• TASK DIRECTIONS: The listing below contains a span that opens with the line containing "Emit a Python" and closes with the line containing "yerr_24 = [0.10, 0.30, 0.72, 0.73]". Return that span exactly.
___
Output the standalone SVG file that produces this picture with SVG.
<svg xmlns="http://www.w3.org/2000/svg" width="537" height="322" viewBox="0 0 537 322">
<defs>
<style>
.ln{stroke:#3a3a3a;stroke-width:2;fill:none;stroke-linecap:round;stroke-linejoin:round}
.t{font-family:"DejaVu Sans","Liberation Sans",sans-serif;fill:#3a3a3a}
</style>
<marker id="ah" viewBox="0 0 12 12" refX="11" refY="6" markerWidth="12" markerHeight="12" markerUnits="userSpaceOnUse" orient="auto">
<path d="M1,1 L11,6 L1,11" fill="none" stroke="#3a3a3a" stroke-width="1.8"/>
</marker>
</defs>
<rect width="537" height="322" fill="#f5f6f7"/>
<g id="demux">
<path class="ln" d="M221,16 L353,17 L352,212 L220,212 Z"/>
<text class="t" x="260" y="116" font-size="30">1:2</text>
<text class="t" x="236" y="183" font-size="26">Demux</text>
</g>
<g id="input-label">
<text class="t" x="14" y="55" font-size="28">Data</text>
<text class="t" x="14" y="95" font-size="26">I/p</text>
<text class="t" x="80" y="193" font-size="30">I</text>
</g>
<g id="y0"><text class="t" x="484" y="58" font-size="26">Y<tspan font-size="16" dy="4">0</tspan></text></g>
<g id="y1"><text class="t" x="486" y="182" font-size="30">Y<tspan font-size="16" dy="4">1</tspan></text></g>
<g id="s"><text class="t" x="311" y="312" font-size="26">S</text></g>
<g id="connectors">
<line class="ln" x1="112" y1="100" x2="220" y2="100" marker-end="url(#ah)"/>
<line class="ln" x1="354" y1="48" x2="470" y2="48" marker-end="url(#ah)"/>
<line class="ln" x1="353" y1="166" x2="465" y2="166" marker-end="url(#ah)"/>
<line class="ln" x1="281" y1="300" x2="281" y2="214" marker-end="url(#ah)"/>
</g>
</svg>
___
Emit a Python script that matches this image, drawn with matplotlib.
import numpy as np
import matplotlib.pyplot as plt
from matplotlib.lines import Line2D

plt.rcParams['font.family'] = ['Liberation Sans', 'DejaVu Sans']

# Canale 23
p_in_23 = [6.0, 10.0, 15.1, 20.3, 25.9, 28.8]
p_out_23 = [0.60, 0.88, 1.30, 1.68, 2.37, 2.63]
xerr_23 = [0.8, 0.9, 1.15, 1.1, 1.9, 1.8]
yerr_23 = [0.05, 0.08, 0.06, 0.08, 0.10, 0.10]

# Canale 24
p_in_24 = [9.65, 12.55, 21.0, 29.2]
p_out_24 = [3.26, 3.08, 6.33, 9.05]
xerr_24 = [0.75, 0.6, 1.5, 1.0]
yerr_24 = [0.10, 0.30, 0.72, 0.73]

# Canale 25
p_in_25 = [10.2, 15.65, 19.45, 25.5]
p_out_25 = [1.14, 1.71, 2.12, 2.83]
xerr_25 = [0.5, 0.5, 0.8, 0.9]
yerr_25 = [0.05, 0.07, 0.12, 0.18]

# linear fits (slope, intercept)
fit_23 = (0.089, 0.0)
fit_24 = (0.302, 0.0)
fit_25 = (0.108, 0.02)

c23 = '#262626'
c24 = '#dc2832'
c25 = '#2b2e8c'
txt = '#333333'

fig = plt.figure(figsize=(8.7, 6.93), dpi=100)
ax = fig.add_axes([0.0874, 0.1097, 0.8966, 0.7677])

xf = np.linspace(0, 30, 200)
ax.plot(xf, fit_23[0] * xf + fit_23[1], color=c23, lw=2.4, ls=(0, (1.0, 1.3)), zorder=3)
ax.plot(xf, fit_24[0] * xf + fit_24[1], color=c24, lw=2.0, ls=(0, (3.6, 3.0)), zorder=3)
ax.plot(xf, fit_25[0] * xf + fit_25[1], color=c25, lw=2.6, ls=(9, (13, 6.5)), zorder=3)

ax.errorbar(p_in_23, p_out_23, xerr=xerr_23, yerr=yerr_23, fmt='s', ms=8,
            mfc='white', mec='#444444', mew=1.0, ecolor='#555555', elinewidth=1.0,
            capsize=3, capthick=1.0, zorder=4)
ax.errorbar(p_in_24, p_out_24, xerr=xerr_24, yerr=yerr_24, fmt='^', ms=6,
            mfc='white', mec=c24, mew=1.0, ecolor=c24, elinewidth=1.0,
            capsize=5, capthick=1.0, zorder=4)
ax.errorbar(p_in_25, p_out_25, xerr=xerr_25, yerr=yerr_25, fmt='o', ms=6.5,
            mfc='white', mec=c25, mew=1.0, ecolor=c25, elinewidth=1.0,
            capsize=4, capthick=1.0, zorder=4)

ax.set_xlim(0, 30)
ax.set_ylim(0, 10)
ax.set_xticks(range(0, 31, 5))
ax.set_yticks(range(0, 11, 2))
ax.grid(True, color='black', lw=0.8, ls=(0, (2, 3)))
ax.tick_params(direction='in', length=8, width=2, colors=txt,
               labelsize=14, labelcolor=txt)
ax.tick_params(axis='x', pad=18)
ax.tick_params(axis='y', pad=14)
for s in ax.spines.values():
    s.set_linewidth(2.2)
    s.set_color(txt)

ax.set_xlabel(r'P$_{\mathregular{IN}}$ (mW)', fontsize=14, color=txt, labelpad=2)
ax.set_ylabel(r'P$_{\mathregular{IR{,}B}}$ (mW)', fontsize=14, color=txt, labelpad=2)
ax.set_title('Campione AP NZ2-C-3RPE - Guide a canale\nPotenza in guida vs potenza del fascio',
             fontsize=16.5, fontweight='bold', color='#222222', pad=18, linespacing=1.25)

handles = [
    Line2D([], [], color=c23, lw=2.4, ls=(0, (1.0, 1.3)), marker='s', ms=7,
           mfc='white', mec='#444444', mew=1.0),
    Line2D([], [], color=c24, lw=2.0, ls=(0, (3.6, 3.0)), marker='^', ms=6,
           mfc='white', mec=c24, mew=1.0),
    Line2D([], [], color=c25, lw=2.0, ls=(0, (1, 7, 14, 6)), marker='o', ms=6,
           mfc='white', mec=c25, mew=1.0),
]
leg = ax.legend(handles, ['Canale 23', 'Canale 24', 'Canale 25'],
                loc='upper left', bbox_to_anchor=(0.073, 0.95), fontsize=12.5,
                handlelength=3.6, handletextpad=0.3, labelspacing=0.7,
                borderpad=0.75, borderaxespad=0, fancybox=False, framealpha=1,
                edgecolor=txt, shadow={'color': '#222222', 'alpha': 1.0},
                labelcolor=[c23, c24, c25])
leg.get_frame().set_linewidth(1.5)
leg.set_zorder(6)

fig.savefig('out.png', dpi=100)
___
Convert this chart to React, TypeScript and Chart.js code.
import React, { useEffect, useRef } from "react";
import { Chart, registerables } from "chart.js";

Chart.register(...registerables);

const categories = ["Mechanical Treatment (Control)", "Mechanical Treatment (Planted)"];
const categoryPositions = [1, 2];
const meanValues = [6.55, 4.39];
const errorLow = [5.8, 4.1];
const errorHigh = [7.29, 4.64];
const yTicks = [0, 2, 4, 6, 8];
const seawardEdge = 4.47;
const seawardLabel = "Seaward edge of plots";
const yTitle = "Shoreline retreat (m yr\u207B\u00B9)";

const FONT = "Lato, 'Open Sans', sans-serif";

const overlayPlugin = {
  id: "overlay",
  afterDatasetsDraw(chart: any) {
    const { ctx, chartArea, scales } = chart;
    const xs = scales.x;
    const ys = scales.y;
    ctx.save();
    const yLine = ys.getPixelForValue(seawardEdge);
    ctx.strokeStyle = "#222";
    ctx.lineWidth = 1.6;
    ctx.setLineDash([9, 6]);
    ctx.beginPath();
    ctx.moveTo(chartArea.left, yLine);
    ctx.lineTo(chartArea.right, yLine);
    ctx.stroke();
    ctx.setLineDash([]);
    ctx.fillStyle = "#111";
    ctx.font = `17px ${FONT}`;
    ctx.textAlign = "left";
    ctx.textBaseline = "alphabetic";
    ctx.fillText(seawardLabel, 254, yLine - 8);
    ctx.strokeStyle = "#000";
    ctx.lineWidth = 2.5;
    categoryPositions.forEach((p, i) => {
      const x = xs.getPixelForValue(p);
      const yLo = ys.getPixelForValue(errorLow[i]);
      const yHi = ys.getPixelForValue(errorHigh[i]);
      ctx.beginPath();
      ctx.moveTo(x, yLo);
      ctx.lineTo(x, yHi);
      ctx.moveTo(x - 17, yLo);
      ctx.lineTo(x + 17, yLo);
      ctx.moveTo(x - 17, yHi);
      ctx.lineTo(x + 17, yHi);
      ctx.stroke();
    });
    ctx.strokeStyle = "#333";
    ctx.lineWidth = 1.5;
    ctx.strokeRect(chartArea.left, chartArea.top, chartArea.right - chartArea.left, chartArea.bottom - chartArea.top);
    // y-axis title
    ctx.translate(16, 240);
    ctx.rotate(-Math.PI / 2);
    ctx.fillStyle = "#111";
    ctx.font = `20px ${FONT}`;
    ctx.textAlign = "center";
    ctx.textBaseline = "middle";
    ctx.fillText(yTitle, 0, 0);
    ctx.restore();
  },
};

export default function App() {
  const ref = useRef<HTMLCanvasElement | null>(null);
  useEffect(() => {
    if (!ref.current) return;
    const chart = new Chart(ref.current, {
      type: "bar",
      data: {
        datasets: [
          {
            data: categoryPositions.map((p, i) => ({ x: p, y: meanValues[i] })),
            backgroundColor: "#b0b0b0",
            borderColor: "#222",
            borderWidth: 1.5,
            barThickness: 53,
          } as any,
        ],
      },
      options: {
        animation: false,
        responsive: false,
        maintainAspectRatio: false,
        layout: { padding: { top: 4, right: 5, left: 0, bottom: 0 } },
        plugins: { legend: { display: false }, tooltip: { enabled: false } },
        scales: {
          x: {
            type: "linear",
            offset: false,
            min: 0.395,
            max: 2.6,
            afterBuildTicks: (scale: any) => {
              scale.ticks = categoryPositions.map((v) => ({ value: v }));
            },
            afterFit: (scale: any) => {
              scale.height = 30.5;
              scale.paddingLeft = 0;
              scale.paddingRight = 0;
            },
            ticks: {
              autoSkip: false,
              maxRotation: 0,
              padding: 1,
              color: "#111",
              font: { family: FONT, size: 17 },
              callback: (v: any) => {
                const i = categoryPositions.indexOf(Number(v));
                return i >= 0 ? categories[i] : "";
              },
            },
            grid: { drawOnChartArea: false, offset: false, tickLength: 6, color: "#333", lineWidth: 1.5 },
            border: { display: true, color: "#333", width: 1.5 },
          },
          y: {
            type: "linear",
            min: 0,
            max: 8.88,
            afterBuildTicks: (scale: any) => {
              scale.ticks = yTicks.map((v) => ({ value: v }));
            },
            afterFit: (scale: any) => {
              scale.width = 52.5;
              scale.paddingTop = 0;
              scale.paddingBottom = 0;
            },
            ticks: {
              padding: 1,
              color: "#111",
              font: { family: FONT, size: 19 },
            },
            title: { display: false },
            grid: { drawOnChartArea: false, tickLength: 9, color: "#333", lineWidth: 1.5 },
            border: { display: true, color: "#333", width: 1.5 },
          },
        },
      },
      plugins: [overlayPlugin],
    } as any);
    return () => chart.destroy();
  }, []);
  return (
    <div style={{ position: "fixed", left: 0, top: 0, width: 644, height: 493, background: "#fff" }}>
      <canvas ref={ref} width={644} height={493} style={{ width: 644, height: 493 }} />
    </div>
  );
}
___
• ANSWER TO THIS EXERCISE:
Emit a Python script that matches this image, drawn with matplotlib.
import numpy as np
import matplotlib.pyplot as plt
from matplotlib.lines import Line2D

plt.rcParams['font.family'] = ['Liberation Sans', 'DejaVu Sans']

# Canale 23
p_in_23 = [6.0, 10.0, 15.1, 20.3, 25.9, 28.8]
p_out_23 = [0.60, 0.88, 1.30, 1.68, 2.37, 2.63]
xerr_23 = [0.8, 0.9, 1.15, 1.1, 1.9, 1.8]
yerr_23 = [0.05, 0.08, 0.06, 0.08, 0.10, 0.10]

# Canale 24
p_in_24 = [9.65, 12.55, 21.0, 29.2]
p_out_24 = [3.26, 3.08, 6.33, 9.05]
xerr_24 = [0.75, 0.6, 1.5, 1.0]
yerr_24 = [0.10, 0.30, 0.72, 0.73]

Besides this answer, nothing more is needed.